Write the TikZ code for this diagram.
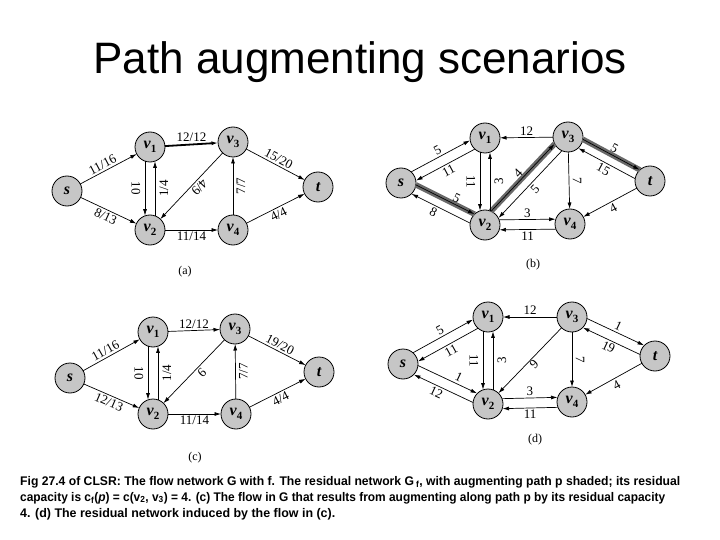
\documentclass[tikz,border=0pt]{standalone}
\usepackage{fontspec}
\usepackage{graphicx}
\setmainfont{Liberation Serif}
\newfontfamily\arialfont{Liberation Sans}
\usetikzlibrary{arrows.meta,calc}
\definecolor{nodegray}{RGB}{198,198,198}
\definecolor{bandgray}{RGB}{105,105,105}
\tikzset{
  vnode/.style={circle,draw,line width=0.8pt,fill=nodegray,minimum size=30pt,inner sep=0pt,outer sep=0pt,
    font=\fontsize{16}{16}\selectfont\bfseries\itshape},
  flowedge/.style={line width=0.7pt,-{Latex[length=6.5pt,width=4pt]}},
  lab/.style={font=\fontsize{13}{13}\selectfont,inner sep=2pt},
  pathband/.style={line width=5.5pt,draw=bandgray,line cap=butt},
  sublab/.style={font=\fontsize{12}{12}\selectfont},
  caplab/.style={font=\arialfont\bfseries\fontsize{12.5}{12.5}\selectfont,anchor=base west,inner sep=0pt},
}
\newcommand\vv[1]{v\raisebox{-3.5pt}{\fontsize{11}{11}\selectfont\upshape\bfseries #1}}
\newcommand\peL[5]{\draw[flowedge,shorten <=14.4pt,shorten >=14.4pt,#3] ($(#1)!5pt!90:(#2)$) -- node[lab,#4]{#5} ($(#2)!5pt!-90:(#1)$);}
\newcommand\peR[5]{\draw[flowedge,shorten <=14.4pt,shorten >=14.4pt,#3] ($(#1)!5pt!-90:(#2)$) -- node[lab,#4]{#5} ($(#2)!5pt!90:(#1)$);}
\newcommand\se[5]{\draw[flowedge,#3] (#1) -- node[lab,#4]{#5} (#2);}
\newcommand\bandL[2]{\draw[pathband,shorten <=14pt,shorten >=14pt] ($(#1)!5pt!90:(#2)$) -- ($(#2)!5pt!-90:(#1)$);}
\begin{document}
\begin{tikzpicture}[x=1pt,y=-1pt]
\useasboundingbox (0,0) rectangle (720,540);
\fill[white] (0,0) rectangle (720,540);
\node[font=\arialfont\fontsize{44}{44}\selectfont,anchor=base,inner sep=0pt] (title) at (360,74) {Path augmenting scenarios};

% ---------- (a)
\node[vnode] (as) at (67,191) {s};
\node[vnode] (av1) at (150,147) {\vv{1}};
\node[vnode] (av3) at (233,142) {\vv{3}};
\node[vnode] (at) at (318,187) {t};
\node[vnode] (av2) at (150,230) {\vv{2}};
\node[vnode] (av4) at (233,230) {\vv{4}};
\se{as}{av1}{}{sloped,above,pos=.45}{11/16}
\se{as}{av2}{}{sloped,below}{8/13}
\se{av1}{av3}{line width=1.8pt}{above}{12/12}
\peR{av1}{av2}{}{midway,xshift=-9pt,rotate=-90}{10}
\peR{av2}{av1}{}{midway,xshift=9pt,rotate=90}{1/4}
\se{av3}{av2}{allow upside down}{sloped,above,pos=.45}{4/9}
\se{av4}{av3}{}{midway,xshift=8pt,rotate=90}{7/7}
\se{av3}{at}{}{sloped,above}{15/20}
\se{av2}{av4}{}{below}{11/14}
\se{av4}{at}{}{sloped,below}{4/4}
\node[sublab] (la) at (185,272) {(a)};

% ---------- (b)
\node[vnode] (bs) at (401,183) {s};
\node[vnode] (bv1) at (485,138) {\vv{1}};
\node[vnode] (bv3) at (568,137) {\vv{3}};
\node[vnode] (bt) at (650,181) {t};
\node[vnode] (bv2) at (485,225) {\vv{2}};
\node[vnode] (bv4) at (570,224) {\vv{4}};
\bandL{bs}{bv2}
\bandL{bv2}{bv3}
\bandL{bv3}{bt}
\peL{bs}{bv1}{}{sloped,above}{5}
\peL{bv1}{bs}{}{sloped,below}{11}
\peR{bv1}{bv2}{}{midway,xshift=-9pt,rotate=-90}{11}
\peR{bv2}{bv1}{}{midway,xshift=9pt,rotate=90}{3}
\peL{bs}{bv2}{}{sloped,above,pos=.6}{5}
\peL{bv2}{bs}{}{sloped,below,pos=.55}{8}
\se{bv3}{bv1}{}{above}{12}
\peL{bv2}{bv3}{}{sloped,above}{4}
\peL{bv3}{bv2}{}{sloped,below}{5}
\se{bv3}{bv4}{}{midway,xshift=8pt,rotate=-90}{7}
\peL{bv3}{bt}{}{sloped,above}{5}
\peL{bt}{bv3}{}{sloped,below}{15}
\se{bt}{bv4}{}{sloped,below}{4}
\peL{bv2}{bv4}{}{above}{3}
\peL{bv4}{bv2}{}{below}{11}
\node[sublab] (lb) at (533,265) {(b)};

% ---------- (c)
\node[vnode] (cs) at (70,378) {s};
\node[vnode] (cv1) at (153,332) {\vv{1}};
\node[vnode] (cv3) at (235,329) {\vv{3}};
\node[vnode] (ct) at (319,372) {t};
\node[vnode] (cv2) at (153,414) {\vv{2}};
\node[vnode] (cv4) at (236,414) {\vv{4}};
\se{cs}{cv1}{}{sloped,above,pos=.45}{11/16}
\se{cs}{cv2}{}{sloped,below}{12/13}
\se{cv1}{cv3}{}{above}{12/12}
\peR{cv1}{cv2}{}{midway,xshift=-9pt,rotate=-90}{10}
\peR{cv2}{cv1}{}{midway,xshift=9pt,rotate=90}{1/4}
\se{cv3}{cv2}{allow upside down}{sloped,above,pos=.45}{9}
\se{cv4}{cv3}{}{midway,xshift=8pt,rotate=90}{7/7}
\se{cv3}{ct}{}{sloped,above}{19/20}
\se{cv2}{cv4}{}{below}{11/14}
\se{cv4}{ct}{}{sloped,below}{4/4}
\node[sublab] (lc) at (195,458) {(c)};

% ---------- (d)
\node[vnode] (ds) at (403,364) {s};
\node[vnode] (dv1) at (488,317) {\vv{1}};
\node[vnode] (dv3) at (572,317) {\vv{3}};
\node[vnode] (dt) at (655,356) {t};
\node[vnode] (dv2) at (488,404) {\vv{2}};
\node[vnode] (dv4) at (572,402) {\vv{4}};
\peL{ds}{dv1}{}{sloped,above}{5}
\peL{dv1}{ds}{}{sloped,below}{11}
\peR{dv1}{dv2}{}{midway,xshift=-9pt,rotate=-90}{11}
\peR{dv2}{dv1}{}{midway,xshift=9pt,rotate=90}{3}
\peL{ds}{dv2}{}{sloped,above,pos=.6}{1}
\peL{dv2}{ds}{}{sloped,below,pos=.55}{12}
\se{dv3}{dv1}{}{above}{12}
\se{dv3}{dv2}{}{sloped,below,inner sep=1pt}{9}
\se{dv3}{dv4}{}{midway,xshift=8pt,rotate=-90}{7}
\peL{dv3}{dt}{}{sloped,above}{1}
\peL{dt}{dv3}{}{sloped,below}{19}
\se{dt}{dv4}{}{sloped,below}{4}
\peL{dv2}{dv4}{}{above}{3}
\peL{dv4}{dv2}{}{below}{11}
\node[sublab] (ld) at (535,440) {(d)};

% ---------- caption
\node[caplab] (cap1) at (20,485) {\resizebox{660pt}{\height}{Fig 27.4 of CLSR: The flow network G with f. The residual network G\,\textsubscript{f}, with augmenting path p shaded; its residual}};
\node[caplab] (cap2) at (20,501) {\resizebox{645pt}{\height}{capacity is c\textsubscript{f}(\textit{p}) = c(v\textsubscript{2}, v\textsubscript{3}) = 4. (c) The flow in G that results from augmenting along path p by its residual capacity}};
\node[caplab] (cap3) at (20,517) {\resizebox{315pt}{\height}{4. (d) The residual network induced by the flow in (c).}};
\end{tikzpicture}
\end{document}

* * *

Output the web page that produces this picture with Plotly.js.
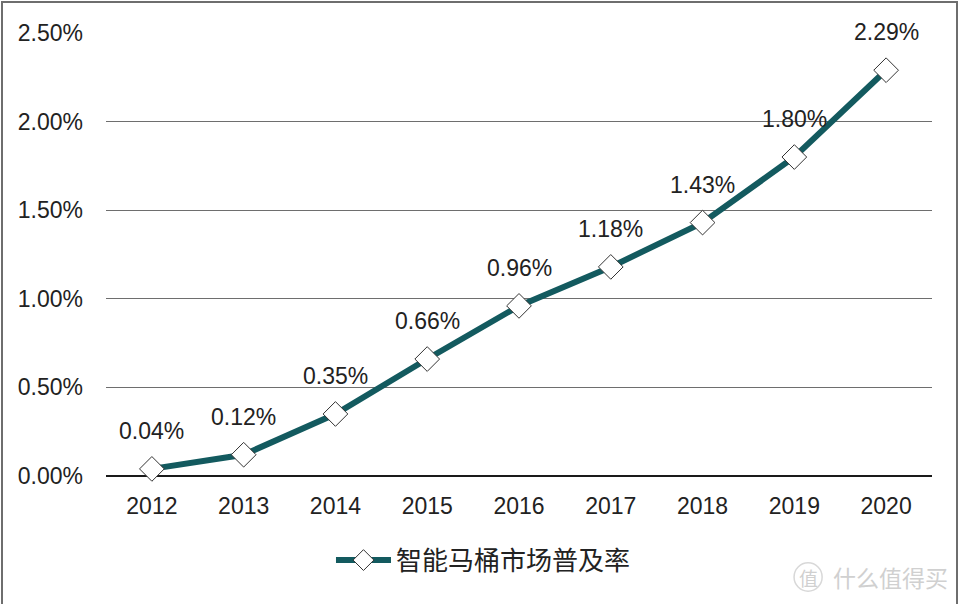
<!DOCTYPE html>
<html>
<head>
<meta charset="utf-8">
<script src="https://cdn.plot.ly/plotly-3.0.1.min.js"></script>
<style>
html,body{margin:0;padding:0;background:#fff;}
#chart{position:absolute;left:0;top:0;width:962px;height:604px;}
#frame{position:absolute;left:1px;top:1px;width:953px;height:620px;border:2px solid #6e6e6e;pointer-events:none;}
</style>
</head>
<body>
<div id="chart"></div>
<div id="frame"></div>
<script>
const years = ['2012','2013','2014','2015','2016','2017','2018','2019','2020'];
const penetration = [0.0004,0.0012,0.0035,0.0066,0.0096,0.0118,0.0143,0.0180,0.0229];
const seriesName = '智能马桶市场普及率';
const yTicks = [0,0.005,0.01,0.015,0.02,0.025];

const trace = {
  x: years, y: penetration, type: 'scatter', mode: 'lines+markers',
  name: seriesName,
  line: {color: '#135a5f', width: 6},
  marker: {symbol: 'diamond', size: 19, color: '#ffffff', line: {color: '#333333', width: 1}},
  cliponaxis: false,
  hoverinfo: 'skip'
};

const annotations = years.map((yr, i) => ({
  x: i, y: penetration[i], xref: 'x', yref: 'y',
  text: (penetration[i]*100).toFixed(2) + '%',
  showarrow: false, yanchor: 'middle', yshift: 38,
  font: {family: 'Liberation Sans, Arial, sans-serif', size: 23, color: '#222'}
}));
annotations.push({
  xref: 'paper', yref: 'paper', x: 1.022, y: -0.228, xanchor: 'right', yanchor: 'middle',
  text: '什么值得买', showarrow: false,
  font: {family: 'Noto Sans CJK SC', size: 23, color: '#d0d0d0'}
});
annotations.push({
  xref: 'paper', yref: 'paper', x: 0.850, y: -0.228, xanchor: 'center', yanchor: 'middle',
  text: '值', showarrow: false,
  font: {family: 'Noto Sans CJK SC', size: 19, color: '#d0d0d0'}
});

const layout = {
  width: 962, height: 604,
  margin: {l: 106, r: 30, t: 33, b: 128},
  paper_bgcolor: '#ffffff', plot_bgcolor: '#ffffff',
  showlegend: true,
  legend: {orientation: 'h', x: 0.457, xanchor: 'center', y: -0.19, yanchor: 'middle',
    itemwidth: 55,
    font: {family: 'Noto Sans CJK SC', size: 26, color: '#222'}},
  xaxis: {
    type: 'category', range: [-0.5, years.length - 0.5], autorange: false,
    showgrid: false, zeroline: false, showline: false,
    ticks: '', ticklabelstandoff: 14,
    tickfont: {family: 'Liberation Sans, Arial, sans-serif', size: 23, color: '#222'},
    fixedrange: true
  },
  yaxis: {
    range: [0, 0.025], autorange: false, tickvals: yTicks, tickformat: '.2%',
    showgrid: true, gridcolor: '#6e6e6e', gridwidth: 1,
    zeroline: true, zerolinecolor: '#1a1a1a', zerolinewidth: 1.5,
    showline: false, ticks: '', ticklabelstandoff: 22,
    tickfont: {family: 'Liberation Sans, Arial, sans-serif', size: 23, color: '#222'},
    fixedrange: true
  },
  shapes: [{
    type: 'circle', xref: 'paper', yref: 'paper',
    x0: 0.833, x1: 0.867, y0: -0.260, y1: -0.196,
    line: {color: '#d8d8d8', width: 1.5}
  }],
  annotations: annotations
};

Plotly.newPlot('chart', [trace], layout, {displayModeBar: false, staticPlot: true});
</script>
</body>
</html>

[What to work on]
Take only the lines above from the one that has "Write the TikZ code for this diagram." through the one that has "sep=0pt] (title) at" and reproduce them exactly, omitting any pictures.

[Result of the task]
Write the TikZ code for this diagram.
\documentclass[tikz,border=0pt]{standalone}
\usepackage{fontspec}
\usepackage{graphicx}
\setmainfont{Liberation Serif}
\newfontfamily\arialfont{Liberation Sans}
\usetikzlibrary{arrows.meta,calc}
\definecolor{nodegray}{RGB}{198,198,198}
\definecolor{bandgray}{RGB}{105,105,105}
\tikzset{
  vnode/.style={circle,draw,line width=0.8pt,fill=nodegray,minimum size=30pt,inner sep=0pt,outer sep=0pt,
    font=\fontsize{16}{16}\selectfont\bfseries\itshape},
  flowedge/.style={line width=0.7pt,-{Latex[length=6.5pt,width=4pt]}},
  lab/.style={font=\fontsize{13}{13}\selectfont,inner sep=2pt},
  pathband/.style={line width=5.5pt,draw=bandgray,line cap=butt},
  sublab/.style={font=\fontsize{12}{12}\selectfont},
  caplab/.style={font=\arialfont\bfseries\fontsize{12.5}{12.5}\selectfont,anchor=base west,inner sep=0pt},
}
\newcommand\vv[1]{v\raisebox{-3.5pt}{\fontsize{11}{11}\selectfont\upshape\bfseries #1}}
\newcommand\peL[5]{\draw[flowedge,shorten <=14.4pt,shorten >=14.4pt,#3] ($(#1)!5pt!90:(#2)$) -- node[lab,#4]{#5} ($(#2)!5pt!-90:(#1)$);}
\newcommand\peR[5]{\draw[flowedge,shorten <=14.4pt,shorten >=14.4pt,#3] ($(#1)!5pt!-90:(#2)$) -- node[lab,#4]{#5} ($(#2)!5pt!90:(#1)$);}
\newcommand\se[5]{\draw[flowedge,#3] (#1) -- node[lab,#4]{#5} (#2);}
\newcommand\bandL[2]{\draw[pathband,shorten <=14pt,shorten >=14pt] ($(#1)!5pt!90:(#2)$) -- ($(#2)!5pt!-90:(#1)$);}
\begin{document}
\begin{tikzpicture}[x=1pt,y=-1pt]
\useasboundingbox (0,0) rectangle (720,540);
\fill[white] (0,0) rectangle (720,540);
\node[font=\arialfont\fontsize{44}{44}\selectfont,anchor=base,inner sep=0pt] (title) at (360,74) {Path augmenting scenarios};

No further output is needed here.